# Aim:
Quote from the first line below through the line that contains "const xTickValues = [2006, 2008, 2010, 2012, 2014, 2016];", both included, and leave the pictures out.

- - - -

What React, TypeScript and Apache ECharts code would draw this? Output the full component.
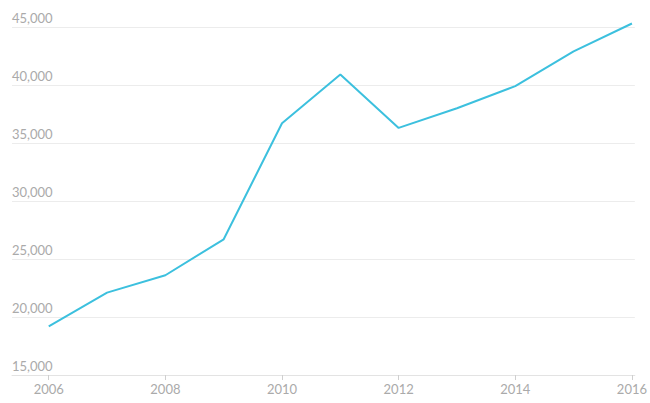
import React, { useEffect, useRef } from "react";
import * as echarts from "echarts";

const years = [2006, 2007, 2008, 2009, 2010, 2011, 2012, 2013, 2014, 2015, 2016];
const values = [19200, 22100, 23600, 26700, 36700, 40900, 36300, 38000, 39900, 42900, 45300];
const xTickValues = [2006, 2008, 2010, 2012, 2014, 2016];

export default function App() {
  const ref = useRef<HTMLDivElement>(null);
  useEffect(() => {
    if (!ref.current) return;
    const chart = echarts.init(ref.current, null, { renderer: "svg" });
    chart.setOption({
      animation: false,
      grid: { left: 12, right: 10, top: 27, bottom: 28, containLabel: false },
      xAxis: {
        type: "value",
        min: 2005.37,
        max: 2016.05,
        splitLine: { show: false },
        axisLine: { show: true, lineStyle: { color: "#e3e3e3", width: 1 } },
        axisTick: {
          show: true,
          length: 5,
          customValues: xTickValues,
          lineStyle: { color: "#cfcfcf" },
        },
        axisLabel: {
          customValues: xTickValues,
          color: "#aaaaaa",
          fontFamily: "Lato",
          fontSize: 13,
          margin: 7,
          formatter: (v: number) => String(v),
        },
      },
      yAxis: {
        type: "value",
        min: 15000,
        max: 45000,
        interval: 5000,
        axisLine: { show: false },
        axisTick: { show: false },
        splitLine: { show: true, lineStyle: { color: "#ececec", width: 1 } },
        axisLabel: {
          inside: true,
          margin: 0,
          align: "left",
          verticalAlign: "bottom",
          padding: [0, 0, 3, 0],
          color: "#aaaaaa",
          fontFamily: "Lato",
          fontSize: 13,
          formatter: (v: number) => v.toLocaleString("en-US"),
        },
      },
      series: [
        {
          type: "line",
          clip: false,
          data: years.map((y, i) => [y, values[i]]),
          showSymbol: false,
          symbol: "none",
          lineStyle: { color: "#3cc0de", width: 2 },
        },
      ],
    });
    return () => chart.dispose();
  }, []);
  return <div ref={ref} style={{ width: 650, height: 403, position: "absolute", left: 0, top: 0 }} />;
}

- - - -

# Solution to the problem:
What React, TypeScript and Apache ECharts code would draw this? Output the full component.
import React, { useEffect, useRef } from "react";
import * as echarts from "echarts";

const years = [2006, 2007, 2008, 2009, 2010, 2011, 2012, 2013, 2014, 2015, 2016];
const values = [19200, 22100, 23600, 26700, 36700, 40900, 36300, 38000, 39900, 42900, 45300];
const xTickValues = [2006, 2008, 2010, 2012, 2014, 2016];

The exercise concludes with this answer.